>> START

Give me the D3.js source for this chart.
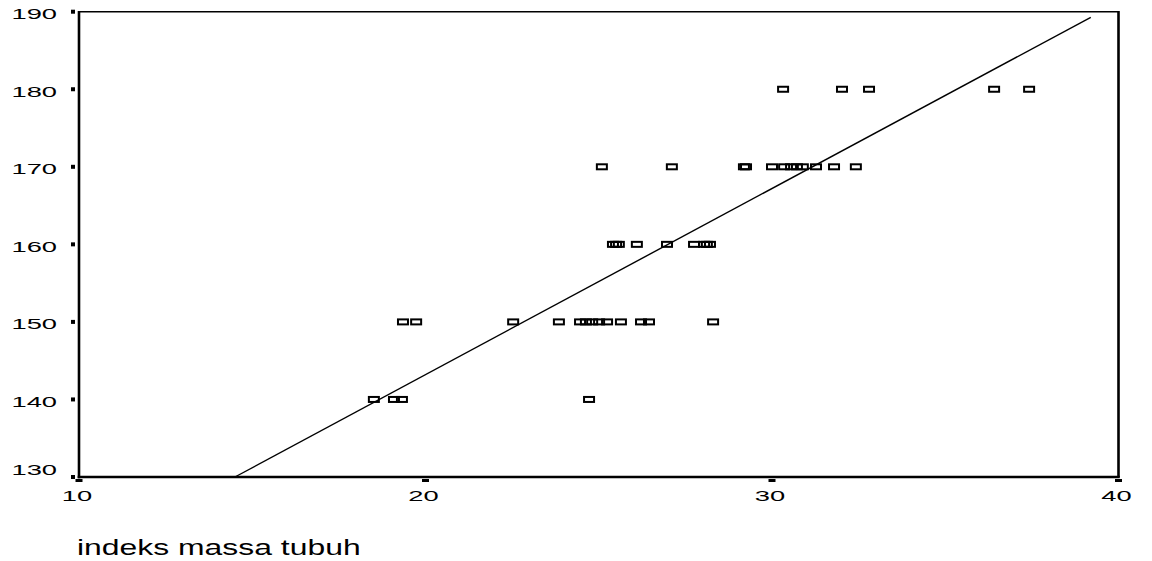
<!DOCTYPE html>
<html>
<head>
<meta charset="utf-8">
<script src="https://cdn.jsdelivr.net/npm/d3@7"></script>
<style>
  html, body { margin: 0; padding: 0; background: #fff; }
  svg { display: block; }
  text { font-family: "Liberation Sans", Arial, sans-serif; fill: #000; }
</style>
</head>
<body>
<svg id="chart" width="1152" height="561"></svg>
<script>
// Body mass index (x) against height (y), one marker per respondent
const bmi180 = [30.32, 32.02, 32.80, 36.41, 37.42];
const bmi170 = [25.09, 27.11, 29.19, 29.25, 30.00, 30.35, 30.55, 30.72, 30.89, 31.27, 31.79, 32.42];
const bmi160 = [25.41, 25.50, 25.58, 26.10, 26.97, 27.75, 28.04, 28.12, 28.21];
const bmi150 = [19.35, 19.73, 22.53, 23.85, 24.46, 24.63, 24.81, 25.01, 25.24, 25.64, 26.22, 26.45, 28.30];
const bmi140 = [18.51, 19.09, 19.32, 24.72];
const heightLevels = [180, 170, 160, 150, 140];

// Fitted linear trend: height = intercept + slope * bmi
const fitIntercept = 95.2;
const fitSlope = 2.40;
const fitEndX = 39.2;

const xTicks = [10, 20, 30, 40];
const yTicks = [130, 140, 150, 160, 170, 180, 190];
const xTitle = "indeks massa tubuh";

const points = [bmi180, bmi170, bmi160, bmi150, bmi140]
  .flatMap((xs, i) => xs.map(x => ({ x, y: heightLevels[i] })));

const svg = d3.select("#chart");
const plotLeft = 79, plotRight = 1118.5, plotTop = 11.7, plotBottom = 477;

const x = d3.scaleLinear().domain([10, 40]).range([plotLeft, plotRight]);
const y = d3.scaleLinear().domain([130, 190]).range([plotBottom, plotTop]);

// frame: heavy left/bottom/right, light top
svg.append("line").attr("x1", plotLeft).attr("x2", plotRight).attr("y1", plotTop).attr("y2", plotTop)
  .attr("stroke", "#000").attr("stroke-width", 1.5);
svg.append("line").attr("x1", plotRight).attr("x2", plotRight).attr("y1", plotTop - 0.7).attr("y2", plotBottom)
  .attr("stroke", "#000").attr("stroke-width", 2.6);
svg.append("line").attr("x1", plotLeft).attr("x2", plotLeft).attr("y1", plotTop - 0.7).attr("y2", plotBottom + 1.3)
  .attr("stroke", "#000").attr("stroke-width", 2.6);
svg.append("line").attr("x1", plotLeft - 1.3).attr("x2", plotRight + 1.3).attr("y1", plotBottom).attr("y2", plotBottom)
  .attr("stroke", "#000").attr("stroke-width", 2.6);

// y ticks: small squares left of the axis
svg.append("g").selectAll("rect").data(yTicks).join("rect")
  .attr("x", 71).attr("y", d => y(d) - 2).attr("width", 4).attr("height", 4)
  .attr("fill", "#000");
svg.append("g").selectAll("text").data(yTicks).join("text")
  .attr("text-anchor", "end")
  .attr("font-size", 14)
  .attr("transform", d => `translate(57,${Math.min(y(d) + 7.5, plotBottom - 2)}) scale(1.95,1)`)
  .text(d => d);

// x ticks: short dashes under the axis
svg.append("g").selectAll("rect").data(xTicks).join("rect")
  .attr("x", d => x(d) - 3.5).attr("y", 479).attr("width", 7).attr("height", 3)
  .attr("fill", "#000");
svg.append("g").selectAll("text").data(xTicks).join("text")
  .attr("text-anchor", "middle")
  .attr("font-size", 14)
  .attr("transform", d => `translate(${x(d) - 2},500.5) scale(1.95,1)`)
  .text(d => d);

// axis title
svg.append("text")
  .attr("font-size", 22)
  .attr("transform", "translate(77,555) scale(1.45,1)")
  .text(xTitle);

// fitted line, starting where it meets the lower edge
const fitStartX = (130 - fitIntercept) / fitSlope;
const line = d3.line().x(d => x(d)).y(d => y(fitIntercept + fitSlope * d));
svg.append("path")
  .attr("d", line([fitStartX, fitEndX]))
  .attr("fill", "none").attr("stroke", "#000").attr("stroke-width", 1.4);

// hollow rectangular markers
svg.append("g").selectAll("rect").data(points).join("rect")
  .attr("x", d => x(d.x) - 5).attr("y", d => y(d.y) - 2.5)
  .attr("width", 10).attr("height", 5)
  .attr("fill", "none").attr("stroke", "#000").attr("stroke-width", 2);
</script>
</body>
</html>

>> END

## EXERCISE REQUIREMENTS
Do not include the images; transcribe the rest of the listing exactly.

## RESULT
Give me the D3.js source for this chart.
<!DOCTYPE html>
<html>
<head>
<meta charset="utf-8">
<script src="https://cdn.jsdelivr.net/npm/d3@7"></script>
<style>
  html, body { margin: 0; padding: 0; background: #fff; }
  svg { display: block; }
  text { font-family: "Liberation Sans", Arial, sans-serif; fill: #000; }
</style>
</head>
<body>
<svg id="chart" width="1152" height="561"></svg>
<script>
// Body mass index (x) against height (y), one marker per respondent
const bmi180 = [30.32, 32.02, 32.80, 36.41, 37.42];
const bmi170 = [25.09, 27.11, 29.19, 29.25, 30.00, 30.35, 30.55, 30.72, 30.89, 31.27, 31.79, 32.42];
const bmi160 = [25.41, 25.50, 25.58, 26.10, 26.97, 27.75, 28.04, 28.12, 28.21];
const bmi150 = [19.35, 19.73, 22.53, 23.85, 24.46, 24.63, 24.81, 25.01, 25.24, 25.64, 26.22, 26.45, 28.30];
const bmi140 = [18.51, 19.09, 19.32, 24.72];
const heightLevels = [180, 170, 160, 150, 140];

// Fitted linear trend: height = intercept + slope * bmi
const fitIntercept = 95.2;
const fitSlope = 2.40;
const fitEndX = 39.2;

const xTicks = [10, 20, 30, 40];
const yTicks = [130, 140, 150, 160, 170, 180, 190];
const xTitle = "indeks massa tubuh";

const points = [bmi180, bmi170, bmi160, bmi150, bmi140]
  .flatMap((xs, i) => xs.map(x => ({ x, y: heightLevels[i] })));

const svg = d3.select("#chart");
const plotLeft = 79, plotRight = 1118.5, plotTop = 11.7, plotBottom = 477;

const x = d3.scaleLinear().domain([10, 40]).range([plotLeft, plotRight]);
const y = d3.scaleLinear().domain([130, 190]).range([plotBottom, plotTop]);

// frame: heavy left/bottom/right, light top
svg.append("line").attr("x1", plotLeft).attr("x2", plotRight).attr("y1", plotTop).attr("y2", plotTop)
  .attr("stroke", "#000").attr("stroke-width", 1.5);
svg.append("line").attr("x1", plotRight).attr("x2", plotRight).attr("y1", plotTop - 0.7).attr("y2", plotBottom)
  .attr("stroke", "#000").attr("stroke-width", 2.6);
svg.append("line").attr("x1", plotLeft).attr("x2", plotLeft).attr("y1", plotTop - 0.7).attr("y2", plotBottom + 1.3)
  .attr("stroke", "#000").attr("stroke-width", 2.6);
svg.append("line").attr("x1", plotLeft - 1.3).attr("x2", plotRight + 1.3).attr("y1", plotBottom).attr("y2", plotBottom)
  .attr("stroke", "#000").attr("stroke-width", 2.6);

// y ticks: small squares left of the axis
svg.append("g").selectAll("rect").data(yTicks).join("rect")
  .attr("x", 71).attr("y", d => y(d) - 2).attr("width", 4).attr("height", 4)
  .attr("fill", "#000");
svg.append("g").selectAll("text").data(yTicks).join("text")
  .attr("text-anchor", "end")
  .attr("font-size", 14)
  .attr("transform", d => `translate(57,${Math.min(y(d) + 7.5, plotBottom - 2)}) scale(1.95,1)`)
  .text(d => d);

// x ticks: short dashes under the axis
svg.append("g").selectAll("rect").data(xTicks).join("rect")
  .attr("x", d => x(d) - 3.5).attr("y", 479).attr("width", 7).attr("height", 3)
  .attr("fill", "#000");
svg.append("g").selectAll("text").data(xTicks).join("text")
  .attr("text-anchor", "middle")
  .attr("font-size", 14)
  .attr("transform", d => `translate(${x(d) - 2},500.5) scale(1.95,1)`)
  .text(d => d);

// axis title
svg.append("text")
  .attr("font-size", 22)
  .attr("transform", "translate(77,555) scale(1.45,1)")
  .text(xTitle);

// fitted line, starting where it meets the lower edge
const fitStartX = (130 - fitIntercept) / fitSlope;
const line = d3.line().x(d => x(d)).y(d => y(fitIntercept + fitSlope * d));
svg.append("path")
  .attr("d", line([fitStartX, fitEndX]))
  .attr("fill", "none").attr("stroke", "#000").attr("stroke-width", 1.4);

// hollow rectangular markers
svg.append("g").selectAll("rect").data(points).join("rect")
  .attr("x", d => x(d.x) - 5).attr("y", d => y(d.y) - 2.5)
  .attr("width", 10).attr("height", 5)
  .attr("fill", "none").attr("stroke", "#000").attr("stroke-width", 2);
</script>
</body>
</html>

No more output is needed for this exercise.